◆ What this task involves
Return, exactly as written, the lines from the one containing "The picture is" through the one containing "-129.2, -129.2, -129.2]", with both ends included.

◆ Input material
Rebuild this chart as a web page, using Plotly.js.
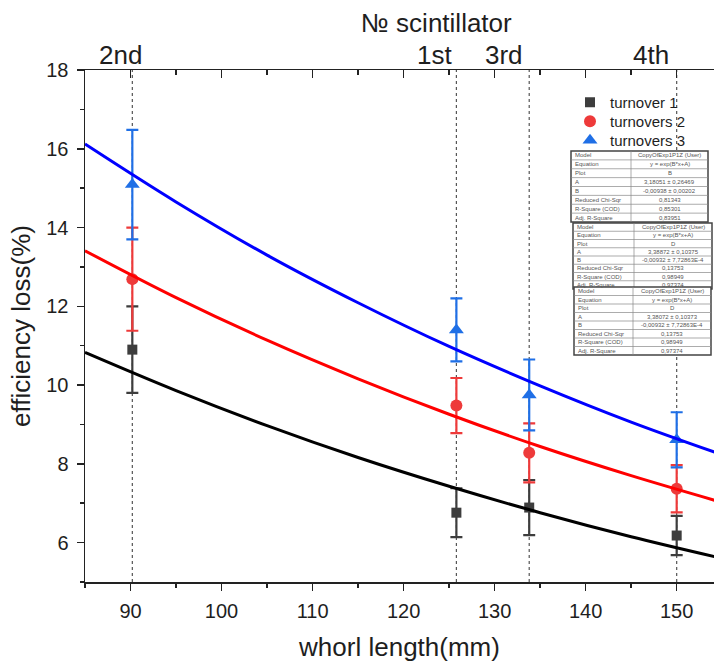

==

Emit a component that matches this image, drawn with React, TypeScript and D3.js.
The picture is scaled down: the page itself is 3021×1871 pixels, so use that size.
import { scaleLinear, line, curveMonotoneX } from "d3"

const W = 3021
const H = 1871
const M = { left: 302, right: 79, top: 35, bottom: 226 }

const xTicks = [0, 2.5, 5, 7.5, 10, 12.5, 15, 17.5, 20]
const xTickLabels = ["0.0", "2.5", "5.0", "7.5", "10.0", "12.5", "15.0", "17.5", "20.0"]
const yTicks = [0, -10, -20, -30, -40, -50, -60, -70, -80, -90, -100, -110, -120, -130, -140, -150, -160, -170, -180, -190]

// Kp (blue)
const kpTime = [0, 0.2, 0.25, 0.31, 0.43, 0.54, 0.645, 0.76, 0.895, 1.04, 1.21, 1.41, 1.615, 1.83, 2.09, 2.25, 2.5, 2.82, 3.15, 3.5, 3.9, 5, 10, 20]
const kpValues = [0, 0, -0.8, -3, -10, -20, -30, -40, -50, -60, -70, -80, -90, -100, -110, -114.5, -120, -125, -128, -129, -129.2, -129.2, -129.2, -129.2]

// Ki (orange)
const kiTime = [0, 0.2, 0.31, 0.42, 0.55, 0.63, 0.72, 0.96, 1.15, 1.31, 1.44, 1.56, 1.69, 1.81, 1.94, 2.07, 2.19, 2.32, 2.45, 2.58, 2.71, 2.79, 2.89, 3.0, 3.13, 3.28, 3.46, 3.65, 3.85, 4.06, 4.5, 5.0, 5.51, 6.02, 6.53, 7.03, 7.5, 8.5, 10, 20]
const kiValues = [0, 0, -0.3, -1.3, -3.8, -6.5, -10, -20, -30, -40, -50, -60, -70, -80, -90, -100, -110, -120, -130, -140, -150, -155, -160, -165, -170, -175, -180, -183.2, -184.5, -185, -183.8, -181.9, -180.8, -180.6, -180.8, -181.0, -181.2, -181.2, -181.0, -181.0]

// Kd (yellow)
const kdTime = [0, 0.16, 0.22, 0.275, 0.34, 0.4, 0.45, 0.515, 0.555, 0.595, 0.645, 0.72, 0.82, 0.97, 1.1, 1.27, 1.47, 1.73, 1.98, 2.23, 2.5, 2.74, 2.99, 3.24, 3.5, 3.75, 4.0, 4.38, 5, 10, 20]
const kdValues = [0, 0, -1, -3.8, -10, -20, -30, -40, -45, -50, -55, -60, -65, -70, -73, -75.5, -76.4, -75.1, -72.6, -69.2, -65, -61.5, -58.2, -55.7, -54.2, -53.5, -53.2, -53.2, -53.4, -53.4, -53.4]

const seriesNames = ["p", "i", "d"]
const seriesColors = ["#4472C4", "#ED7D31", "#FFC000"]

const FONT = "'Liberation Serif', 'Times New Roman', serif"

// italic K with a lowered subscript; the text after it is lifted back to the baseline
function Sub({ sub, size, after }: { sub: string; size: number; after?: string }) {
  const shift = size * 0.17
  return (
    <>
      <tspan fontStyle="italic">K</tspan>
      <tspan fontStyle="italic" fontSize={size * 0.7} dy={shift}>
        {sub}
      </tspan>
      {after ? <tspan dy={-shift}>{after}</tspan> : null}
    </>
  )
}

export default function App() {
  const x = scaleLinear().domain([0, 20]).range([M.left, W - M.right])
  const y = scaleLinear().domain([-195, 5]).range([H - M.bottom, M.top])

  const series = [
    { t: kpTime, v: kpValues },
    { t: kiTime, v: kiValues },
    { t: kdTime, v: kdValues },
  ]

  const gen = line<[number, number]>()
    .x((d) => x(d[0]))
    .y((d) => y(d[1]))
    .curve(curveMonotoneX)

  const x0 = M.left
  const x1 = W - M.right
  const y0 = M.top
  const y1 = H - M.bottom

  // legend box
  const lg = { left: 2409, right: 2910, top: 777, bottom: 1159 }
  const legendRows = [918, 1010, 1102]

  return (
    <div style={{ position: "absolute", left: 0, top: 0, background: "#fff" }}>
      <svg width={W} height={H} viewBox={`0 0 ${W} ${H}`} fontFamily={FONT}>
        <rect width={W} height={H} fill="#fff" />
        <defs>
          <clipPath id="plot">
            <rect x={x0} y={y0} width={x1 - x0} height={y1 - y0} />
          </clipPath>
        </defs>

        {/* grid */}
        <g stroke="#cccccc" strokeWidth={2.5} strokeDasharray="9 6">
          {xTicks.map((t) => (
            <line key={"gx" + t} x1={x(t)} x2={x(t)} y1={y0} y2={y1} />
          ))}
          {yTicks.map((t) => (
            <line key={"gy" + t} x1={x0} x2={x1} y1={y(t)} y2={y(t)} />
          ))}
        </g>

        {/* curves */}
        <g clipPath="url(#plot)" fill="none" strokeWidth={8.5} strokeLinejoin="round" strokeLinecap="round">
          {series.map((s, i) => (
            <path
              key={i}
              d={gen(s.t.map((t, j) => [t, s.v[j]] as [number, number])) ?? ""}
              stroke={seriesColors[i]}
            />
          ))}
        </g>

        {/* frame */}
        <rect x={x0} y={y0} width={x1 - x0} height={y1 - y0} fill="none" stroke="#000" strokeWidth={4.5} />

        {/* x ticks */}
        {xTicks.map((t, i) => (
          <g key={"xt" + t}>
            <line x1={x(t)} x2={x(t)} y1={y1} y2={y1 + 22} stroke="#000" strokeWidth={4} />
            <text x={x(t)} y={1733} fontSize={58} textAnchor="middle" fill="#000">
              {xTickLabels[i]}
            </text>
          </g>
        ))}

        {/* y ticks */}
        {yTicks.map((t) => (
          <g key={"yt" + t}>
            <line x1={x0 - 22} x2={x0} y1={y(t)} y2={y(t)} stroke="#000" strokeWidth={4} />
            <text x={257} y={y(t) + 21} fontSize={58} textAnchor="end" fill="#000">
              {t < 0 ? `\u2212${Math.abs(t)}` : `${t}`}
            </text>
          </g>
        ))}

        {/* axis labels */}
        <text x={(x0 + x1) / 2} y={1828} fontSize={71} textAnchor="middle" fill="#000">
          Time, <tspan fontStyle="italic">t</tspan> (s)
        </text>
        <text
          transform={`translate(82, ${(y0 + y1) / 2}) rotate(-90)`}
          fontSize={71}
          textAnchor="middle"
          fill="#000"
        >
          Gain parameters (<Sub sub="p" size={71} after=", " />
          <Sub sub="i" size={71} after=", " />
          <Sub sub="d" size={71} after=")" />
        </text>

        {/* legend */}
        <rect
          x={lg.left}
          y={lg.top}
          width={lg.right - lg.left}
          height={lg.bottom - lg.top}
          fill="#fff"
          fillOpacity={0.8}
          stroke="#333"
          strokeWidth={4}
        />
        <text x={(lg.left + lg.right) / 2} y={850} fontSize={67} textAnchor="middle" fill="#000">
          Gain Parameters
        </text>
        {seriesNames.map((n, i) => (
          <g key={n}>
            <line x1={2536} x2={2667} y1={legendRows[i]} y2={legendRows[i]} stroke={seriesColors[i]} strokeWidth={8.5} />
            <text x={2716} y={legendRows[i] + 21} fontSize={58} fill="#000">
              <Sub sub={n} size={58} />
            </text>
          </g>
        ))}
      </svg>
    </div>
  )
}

◆ Answer
The picture is scaled down: the page itself is 3021×1871 pixels, so use that size.
import { scaleLinear, line, curveMonotoneX } from "d3"

const W = 3021
const H = 1871
const M = { left: 302, right: 79, top: 35, bottom: 226 }

const xTicks = [0, 2.5, 5, 7.5, 10, 12.5, 15, 17.5, 20]
const xTickLabels = ["0.0", "2.5", "5.0", "7.5", "10.0", "12.5", "15.0", "17.5", "20.0"]
const yTicks = [0, -10, -20, -30, -40, -50, -60, -70, -80, -90, -100, -110, -120, -130, -140, -150, -160, -170, -180, -190]

// Kp (blue)
const kpTime = [0, 0.2, 0.25, 0.31, 0.43, 0.54, 0.645, 0.76, 0.895, 1.04, 1.21, 1.41, 1.615, 1.83, 2.09, 2.25, 2.5, 2.82, 3.15, 3.5, 3.9, 5, 10, 20]
const kpValues = [0, 0, -0.8, -3, -10, -20, -30, -40, -50, -60, -70, -80, -90, -100, -110, -114.5, -120, -125, -128, -129, -129.2, -129.2, -129.2, -129.2]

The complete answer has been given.